** START Extracted records **

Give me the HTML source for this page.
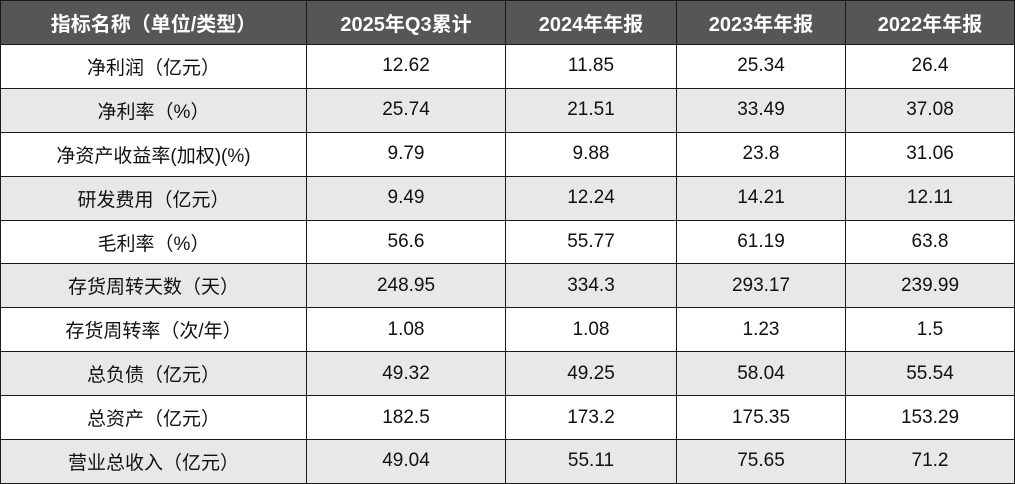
<!DOCTYPE html>
<html><head><meta charset="utf-8"><style>
html,body{margin:0;padding:0;background:#fff;}
table{border-collapse:collapse;table-layout:fixed;width:1014px;height:483px;font-family:"Liberation Sans","Noto Sans CJK SC",sans-serif;}
td,th{border:1.5px solid #1a1a1a;text-align:center;padding:0;font-size:19px;color:#111;}
th{background:#565656;color:#fff;font-size:20px;font-weight:bold;height:43px;}
tr{height:43.9px;}
tr:nth-child(odd) td{background:#e8e8e8;}
</style></head><body>
<table>
<colgroup><col style="width:306px"><col style="width:199px"><col style="width:171px"><col style="width:169px"><col style="width:169px"></colgroup>
<tr><th>指标名称（单位/类型）</th><th>2025年Q3累计</th><th>2024年年报</th><th>2023年年报</th><th>2022年年报</th></tr>
<tr><td>净利润（亿元）</td><td>12.62</td><td>11.85</td><td>25.34</td><td>26.4</td></tr>
<tr><td>净利率（%）</td><td>25.74</td><td>21.51</td><td>33.49</td><td>37.08</td></tr>
<tr><td>净资产收益率(加权)(%)</td><td>9.79</td><td>9.88</td><td>23.8</td><td>31.06</td></tr>
<tr><td>研发费用（亿元）</td><td>9.49</td><td>12.24</td><td>14.21</td><td>12.11</td></tr>
<tr><td>毛利率（%）</td><td>56.6</td><td>55.77</td><td>61.19</td><td>63.8</td></tr>
<tr><td>存货周转天数（天）</td><td>248.95</td><td>334.3</td><td>293.17</td><td>239.99</td></tr>
<tr><td>存货周转率（次/年）</td><td>1.08</td><td>1.08</td><td>1.23</td><td>1.5</td></tr>
<tr><td>总负债（亿元）</td><td>49.32</td><td>49.25</td><td>58.04</td><td>55.54</td></tr>
<tr><td>总资产（亿元）</td><td>182.5</td><td>173.2</td><td>175.35</td><td>153.29</td></tr>
<tr><td>营业总收入（亿元）</td><td>49.04</td><td>55.11</td><td>75.65</td><td>71.2</td></tr>
</table>
</body></html>
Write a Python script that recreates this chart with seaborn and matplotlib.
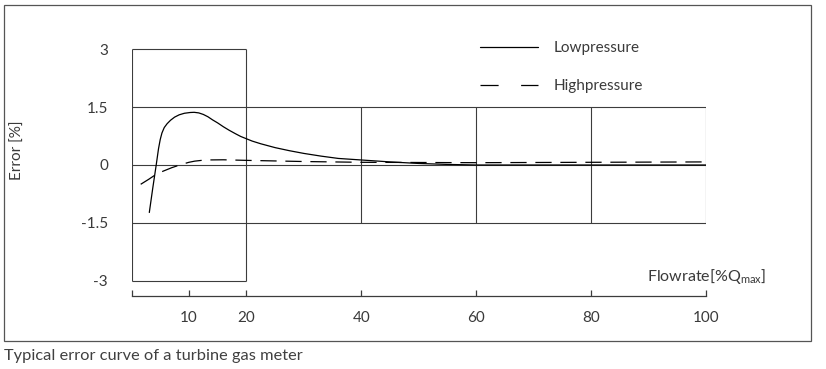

** END Extracted records **

- **Task objective**
Read the data above and pull out each line that holds the string "this".

- **Task response**
Give me the HTML source for this page.
Write a Python script that recreates this chart with seaborn and matplotlib.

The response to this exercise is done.